César Cansino, en su relectura de presente precisa que “lo racional y lo objetivo ceden terreno a lo emocional o a las creencias formadas a partir de medias verdades o informaciones falsas”. Y lo grave, a todas estas, es que ya un tercio del control sobre las redes digitales –construidas para incidir sobre los sentidos y que apalancan a la vida académica y docente del momento– lo ejercen bots maliciosos. Como lo indica la información técnica “en las redes sociales, la Inteligencia Artificial es capaz de impulsar bots: cuentas de usuarios que parecen ser de gente real” (Mark Coeckelbergh, Ética de la Inteligencia Artificial, 2021). Construyen narrativas –novelas o cuentos– al detal y a conveniencia, a gusto de quien pueda y tenga el poder suficiente para manejarlos o contratarlos.
Los políticos del siglo XXI derriban las estatuas de nuestros fundadores, queman las iglesias, prosternan los símbolos patrios, y la revolución digital, en paralelo, se vuelve negación del arraigo; perturba la memoria que es “ampliación de lo vivido”, obra del tiempo y necesaria para la formación de la personalidad, al dominar la instantaneidad de lo digital.
En mi ensayo reciente “El imperio de la mentira como fisiología del poder” (Papel Literario,18 de junio de 2023), cuya recensión me sirvió para la lección de marras, preciso que lo vertebral o lo que más se ve afectado por el “reseteo” de memorias” tras el «quiebre epocal» en marcha, es el lenguaje, sus significados precisos. Es este el que nos permite “descubrir esa honda resonancia de la intimidad que alcanza, en nuestra propia historia, la historia de los otros hombres”. Todo se oscurece.

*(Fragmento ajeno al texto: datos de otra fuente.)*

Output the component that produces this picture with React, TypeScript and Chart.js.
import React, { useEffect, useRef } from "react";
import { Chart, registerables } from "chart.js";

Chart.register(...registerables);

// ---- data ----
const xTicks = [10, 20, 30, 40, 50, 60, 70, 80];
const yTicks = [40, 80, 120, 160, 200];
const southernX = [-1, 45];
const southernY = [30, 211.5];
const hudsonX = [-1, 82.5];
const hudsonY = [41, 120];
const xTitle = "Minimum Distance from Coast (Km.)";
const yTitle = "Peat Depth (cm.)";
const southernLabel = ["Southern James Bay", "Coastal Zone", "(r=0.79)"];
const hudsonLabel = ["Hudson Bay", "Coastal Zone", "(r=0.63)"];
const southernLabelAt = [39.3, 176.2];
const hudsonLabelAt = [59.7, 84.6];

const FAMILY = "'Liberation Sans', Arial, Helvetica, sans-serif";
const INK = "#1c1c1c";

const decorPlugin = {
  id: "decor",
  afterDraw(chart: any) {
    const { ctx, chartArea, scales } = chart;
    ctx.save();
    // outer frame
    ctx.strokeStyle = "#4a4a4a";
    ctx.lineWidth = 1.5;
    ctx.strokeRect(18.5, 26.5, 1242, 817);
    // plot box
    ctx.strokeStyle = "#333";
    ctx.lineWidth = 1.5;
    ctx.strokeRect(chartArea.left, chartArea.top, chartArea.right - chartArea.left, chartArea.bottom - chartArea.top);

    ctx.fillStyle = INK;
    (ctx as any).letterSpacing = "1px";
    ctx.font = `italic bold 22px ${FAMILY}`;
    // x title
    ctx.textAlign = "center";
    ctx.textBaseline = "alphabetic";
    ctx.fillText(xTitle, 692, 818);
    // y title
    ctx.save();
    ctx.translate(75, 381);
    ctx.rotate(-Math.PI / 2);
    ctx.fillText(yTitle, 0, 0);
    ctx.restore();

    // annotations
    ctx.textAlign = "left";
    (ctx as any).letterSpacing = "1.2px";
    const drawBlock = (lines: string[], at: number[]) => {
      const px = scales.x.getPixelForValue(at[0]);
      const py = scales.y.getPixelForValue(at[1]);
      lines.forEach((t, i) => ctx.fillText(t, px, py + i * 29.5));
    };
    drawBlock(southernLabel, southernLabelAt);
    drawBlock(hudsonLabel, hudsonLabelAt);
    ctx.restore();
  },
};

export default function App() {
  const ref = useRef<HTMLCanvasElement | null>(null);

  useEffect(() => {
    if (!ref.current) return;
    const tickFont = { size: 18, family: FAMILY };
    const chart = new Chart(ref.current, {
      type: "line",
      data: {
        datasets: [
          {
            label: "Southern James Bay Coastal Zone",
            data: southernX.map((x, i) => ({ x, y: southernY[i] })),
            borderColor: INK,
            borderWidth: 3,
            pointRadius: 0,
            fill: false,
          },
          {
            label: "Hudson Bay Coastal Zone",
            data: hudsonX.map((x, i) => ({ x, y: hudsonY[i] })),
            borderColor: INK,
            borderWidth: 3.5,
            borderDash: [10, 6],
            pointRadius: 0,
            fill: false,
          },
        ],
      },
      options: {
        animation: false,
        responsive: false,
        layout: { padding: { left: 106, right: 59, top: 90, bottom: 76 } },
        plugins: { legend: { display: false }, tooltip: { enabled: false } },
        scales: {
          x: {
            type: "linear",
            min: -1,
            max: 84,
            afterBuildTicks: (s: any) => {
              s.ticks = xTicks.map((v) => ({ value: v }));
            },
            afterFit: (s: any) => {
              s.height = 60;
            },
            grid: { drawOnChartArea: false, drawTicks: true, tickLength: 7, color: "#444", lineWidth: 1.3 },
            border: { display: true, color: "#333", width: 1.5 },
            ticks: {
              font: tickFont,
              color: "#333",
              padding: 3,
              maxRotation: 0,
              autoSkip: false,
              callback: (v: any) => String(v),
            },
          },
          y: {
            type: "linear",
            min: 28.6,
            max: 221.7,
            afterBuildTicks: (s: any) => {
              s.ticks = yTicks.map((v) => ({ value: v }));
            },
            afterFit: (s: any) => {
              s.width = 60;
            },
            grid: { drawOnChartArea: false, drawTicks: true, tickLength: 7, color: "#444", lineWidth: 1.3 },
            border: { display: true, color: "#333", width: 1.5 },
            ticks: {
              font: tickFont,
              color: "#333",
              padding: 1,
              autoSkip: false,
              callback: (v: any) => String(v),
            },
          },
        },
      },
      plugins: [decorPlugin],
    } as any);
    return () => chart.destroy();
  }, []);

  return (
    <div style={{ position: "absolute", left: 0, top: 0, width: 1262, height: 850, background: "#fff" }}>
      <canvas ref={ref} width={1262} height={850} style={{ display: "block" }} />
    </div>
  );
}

Sin estos hombres, interactuando todos y cada uno en el aula o la plaza pública bajo el sol y si nos limitamos al habla frente al espejo del narciso digital, no habrá posibilidad para una verdadera educación, menos para una educación en valores, cívica y democrática. Aquella y ésta son tributarias de la razón iluminada, de la elección informada y veraz.
En los predios de la perturbación del “lenguaje” y la banalización de los significados –no sólo a propósito de lo que ocurre con la cuestión identitaria: Ellos, Ellas, Elles– es donde prende la mentira y se vuelve posverdad. Y la explicación huelga. El lenguaje, lo confirma Emilio Lledó, es el que “hace consciente en lo colectivo las experiencias de cada individualidad”. Si cada uno y cada cual, a la manera de una torre de Babel, forja sus propios significantes, ni los unos ni los otros podrán trasladar sus experiencias ni volverlas acervo que les asegure la confianza recíproca y su prolongación hacia las generaciones venideras.

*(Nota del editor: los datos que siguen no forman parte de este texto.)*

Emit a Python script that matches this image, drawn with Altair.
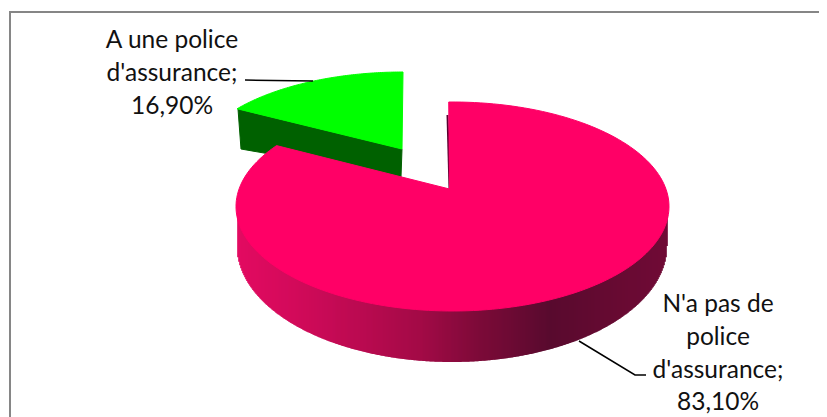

La posverdad, expandida por el uso abusivo del andamiaje digital y de la inteligencia artificial (IA), es la que hace posible, al término, las dictaduras populistas y sus autoritarismos electivos por los caminos formales de la democracia; pues a esta se la vacía de contenido y significado. Me pregunto, al cabo, ¿cuánto de la data del ChatGPT procede de universidades o académicos comprometidos con la libertad y la primacía ordenadora de la dignidad humana, centros neurálgicos de la civilización occidental?